• _TO BE DONE_: Locate each line below that includes "page" and reproduce it.

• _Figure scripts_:

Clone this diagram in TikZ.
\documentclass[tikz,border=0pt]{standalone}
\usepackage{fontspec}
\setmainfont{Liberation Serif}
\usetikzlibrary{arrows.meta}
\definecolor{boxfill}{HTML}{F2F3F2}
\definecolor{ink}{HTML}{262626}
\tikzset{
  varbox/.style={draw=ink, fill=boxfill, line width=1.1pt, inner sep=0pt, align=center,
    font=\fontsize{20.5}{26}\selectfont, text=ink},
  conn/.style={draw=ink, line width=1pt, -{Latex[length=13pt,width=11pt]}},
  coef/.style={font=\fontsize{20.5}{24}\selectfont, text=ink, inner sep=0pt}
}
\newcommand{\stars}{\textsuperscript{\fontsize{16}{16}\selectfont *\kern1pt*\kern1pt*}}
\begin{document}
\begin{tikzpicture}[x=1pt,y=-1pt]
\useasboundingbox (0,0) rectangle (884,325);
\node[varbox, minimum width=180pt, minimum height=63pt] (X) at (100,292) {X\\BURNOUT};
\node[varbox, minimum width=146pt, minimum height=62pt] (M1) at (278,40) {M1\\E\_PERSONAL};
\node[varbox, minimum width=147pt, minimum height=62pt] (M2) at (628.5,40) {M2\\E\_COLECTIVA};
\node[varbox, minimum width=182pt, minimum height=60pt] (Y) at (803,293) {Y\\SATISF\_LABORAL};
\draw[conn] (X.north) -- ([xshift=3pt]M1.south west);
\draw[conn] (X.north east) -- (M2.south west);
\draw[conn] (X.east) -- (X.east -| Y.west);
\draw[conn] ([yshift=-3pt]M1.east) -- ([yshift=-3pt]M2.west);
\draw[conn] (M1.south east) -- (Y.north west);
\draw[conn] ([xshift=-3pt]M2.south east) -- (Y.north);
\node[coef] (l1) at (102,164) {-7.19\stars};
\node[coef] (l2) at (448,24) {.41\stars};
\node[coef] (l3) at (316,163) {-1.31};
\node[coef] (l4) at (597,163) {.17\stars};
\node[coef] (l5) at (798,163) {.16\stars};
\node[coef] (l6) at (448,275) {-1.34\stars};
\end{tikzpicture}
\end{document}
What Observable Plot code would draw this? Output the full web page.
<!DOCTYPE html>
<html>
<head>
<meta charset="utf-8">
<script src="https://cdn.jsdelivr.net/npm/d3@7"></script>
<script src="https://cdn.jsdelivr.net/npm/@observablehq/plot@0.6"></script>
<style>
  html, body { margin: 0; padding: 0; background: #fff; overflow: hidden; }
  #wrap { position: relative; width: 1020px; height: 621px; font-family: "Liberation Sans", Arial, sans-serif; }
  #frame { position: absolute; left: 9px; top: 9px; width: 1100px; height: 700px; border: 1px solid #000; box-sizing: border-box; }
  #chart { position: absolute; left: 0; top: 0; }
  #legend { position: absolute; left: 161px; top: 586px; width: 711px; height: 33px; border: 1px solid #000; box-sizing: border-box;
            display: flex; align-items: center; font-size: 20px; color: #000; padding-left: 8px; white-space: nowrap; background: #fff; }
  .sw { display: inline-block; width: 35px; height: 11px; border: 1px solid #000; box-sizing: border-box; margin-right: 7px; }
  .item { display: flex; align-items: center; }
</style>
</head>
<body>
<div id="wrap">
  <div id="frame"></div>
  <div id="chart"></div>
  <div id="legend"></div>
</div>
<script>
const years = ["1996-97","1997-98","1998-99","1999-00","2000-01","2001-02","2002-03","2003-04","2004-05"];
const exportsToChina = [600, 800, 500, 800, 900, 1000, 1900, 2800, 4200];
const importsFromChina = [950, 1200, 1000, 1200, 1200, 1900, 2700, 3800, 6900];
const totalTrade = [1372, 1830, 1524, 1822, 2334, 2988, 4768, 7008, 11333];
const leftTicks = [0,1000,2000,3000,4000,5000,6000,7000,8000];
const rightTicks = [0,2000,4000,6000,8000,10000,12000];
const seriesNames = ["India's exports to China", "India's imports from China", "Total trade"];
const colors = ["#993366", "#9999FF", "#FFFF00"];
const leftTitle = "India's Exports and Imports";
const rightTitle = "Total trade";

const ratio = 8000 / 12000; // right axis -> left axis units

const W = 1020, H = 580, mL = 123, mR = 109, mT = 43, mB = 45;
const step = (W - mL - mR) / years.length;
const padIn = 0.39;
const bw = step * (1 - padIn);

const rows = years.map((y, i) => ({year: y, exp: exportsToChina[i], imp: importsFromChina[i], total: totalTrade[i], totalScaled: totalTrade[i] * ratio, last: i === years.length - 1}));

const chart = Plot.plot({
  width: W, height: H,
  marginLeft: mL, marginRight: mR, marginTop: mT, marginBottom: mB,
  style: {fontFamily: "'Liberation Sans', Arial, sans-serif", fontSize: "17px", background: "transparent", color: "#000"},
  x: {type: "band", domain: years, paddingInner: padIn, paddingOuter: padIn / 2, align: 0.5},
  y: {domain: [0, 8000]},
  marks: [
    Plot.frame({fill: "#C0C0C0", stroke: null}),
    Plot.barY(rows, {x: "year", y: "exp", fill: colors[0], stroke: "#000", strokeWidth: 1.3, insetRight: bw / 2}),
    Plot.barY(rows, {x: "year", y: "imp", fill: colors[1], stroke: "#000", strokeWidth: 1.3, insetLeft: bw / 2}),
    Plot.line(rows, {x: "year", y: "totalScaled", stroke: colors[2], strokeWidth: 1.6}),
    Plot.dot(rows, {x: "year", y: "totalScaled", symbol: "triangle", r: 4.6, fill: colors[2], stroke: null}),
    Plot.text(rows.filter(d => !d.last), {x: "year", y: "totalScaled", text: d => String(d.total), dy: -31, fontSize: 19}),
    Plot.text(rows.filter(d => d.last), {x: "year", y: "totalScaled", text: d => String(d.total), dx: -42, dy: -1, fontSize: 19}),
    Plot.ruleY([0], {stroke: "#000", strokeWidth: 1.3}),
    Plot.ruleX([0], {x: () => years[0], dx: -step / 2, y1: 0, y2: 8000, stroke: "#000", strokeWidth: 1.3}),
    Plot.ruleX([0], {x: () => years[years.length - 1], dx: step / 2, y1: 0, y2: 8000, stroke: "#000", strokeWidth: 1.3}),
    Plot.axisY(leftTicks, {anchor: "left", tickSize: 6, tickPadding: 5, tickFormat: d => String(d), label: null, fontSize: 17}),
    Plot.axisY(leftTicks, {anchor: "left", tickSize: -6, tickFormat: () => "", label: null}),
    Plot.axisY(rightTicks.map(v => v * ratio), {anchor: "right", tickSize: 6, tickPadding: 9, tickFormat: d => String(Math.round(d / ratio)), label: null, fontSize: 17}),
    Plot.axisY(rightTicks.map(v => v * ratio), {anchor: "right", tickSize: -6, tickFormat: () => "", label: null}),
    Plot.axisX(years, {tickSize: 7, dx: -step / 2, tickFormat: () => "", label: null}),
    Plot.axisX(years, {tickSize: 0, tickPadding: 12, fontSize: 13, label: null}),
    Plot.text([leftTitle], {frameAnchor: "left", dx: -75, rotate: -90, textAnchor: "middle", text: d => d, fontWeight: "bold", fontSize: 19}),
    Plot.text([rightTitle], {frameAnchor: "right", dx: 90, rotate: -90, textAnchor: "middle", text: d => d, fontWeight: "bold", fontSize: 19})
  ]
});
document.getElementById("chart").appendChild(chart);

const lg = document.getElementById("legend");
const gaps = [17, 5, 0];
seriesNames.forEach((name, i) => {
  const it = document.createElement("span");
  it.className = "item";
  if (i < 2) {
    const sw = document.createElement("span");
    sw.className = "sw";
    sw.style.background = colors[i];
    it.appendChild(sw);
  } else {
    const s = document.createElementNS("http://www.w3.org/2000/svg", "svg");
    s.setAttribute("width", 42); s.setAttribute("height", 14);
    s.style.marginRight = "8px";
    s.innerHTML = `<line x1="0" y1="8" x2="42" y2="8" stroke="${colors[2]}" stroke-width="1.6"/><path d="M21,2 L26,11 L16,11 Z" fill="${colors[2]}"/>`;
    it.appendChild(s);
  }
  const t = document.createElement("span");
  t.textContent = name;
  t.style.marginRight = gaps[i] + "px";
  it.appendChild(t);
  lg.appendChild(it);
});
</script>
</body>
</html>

--

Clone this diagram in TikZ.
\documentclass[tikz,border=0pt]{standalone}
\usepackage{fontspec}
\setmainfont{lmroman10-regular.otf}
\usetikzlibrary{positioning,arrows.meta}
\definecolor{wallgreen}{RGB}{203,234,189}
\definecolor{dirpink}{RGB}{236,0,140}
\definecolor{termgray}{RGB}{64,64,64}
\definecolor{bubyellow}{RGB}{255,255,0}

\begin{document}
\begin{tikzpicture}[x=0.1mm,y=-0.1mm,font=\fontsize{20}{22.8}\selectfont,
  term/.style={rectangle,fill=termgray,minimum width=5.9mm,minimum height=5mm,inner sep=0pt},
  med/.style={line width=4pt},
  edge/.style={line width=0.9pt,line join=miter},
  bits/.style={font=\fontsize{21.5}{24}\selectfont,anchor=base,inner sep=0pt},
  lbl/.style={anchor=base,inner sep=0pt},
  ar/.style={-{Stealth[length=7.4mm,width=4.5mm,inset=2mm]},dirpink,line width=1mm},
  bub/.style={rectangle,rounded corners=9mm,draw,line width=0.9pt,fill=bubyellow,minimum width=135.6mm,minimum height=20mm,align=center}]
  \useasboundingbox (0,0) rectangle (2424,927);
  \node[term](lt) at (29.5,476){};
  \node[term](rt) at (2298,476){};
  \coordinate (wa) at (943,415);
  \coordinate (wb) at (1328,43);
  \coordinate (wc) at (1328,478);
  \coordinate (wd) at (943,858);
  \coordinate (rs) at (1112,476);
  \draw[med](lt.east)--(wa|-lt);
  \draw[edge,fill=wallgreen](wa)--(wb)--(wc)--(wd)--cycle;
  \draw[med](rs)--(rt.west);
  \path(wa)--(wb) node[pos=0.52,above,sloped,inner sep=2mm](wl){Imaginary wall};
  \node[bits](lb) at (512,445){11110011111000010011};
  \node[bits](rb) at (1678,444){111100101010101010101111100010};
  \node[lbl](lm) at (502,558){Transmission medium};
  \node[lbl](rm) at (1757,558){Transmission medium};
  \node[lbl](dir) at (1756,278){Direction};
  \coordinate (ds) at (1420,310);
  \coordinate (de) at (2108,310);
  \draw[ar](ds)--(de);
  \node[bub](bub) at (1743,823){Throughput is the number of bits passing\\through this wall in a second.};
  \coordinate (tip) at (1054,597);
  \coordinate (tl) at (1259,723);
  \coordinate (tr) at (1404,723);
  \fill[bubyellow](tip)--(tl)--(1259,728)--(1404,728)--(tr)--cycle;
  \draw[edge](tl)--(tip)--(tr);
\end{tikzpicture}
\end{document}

==

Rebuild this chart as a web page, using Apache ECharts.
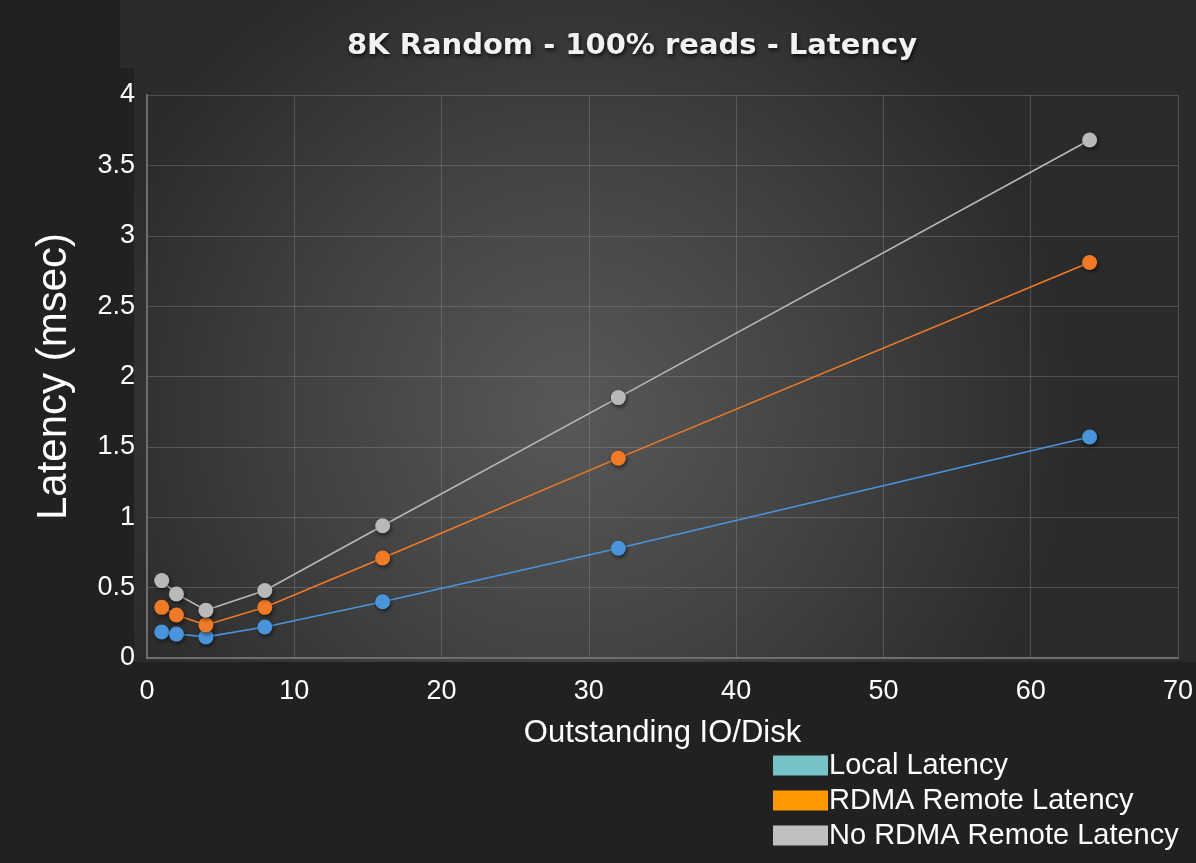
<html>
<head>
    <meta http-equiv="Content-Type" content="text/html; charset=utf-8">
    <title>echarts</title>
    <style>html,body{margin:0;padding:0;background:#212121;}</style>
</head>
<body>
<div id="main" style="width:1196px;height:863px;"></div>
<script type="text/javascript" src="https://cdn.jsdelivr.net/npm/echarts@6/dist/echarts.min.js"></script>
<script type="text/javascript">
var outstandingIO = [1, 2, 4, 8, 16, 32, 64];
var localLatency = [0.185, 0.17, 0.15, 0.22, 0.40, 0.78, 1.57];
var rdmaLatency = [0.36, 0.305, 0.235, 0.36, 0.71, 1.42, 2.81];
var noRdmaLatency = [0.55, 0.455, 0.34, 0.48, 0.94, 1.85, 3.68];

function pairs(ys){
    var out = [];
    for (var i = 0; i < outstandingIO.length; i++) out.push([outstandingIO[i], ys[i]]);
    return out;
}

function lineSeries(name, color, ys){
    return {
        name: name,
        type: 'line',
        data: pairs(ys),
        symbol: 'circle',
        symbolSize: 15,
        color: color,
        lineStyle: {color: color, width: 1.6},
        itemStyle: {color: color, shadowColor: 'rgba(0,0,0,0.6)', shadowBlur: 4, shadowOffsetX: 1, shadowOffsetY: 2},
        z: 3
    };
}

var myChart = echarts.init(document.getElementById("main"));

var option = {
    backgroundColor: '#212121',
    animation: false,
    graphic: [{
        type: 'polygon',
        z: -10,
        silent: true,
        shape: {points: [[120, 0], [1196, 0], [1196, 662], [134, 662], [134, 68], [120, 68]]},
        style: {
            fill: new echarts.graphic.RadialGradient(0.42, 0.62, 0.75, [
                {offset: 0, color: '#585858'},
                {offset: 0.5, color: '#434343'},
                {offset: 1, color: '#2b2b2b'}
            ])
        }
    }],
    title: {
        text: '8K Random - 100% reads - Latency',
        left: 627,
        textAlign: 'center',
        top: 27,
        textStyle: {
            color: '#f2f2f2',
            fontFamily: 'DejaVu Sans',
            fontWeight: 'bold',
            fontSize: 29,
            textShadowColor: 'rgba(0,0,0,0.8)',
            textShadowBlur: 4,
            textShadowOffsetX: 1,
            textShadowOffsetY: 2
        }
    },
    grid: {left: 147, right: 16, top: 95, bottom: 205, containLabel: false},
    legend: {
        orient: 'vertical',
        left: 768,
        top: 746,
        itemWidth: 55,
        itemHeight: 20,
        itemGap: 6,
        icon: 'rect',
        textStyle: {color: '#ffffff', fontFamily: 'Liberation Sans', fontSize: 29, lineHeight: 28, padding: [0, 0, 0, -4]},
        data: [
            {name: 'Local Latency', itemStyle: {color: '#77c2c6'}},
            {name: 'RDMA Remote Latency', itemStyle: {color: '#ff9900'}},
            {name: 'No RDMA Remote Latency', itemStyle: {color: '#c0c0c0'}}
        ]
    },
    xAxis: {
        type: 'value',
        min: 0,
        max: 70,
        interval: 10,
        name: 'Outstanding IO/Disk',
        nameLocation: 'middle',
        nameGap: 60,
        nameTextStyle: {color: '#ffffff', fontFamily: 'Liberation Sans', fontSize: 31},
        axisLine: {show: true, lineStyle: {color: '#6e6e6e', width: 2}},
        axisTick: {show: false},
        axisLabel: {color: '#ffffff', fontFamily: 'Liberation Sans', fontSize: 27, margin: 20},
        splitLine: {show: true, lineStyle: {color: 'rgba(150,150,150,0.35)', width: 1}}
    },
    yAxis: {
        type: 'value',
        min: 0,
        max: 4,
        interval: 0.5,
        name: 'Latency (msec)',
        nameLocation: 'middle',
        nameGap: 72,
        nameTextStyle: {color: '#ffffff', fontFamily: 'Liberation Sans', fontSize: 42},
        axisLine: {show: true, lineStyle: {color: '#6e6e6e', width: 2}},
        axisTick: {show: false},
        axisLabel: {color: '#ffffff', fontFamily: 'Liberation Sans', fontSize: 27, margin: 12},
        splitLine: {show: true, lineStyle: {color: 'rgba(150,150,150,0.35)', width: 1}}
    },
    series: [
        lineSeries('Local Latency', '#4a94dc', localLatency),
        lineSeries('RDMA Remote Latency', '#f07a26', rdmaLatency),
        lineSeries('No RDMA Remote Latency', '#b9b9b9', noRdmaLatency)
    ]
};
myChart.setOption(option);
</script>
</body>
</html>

• _WRITTEN ANSWER_:
What Observable Plot code would draw this? Output the full web page.
Rebuild this chart as a web page, using Apache ECharts.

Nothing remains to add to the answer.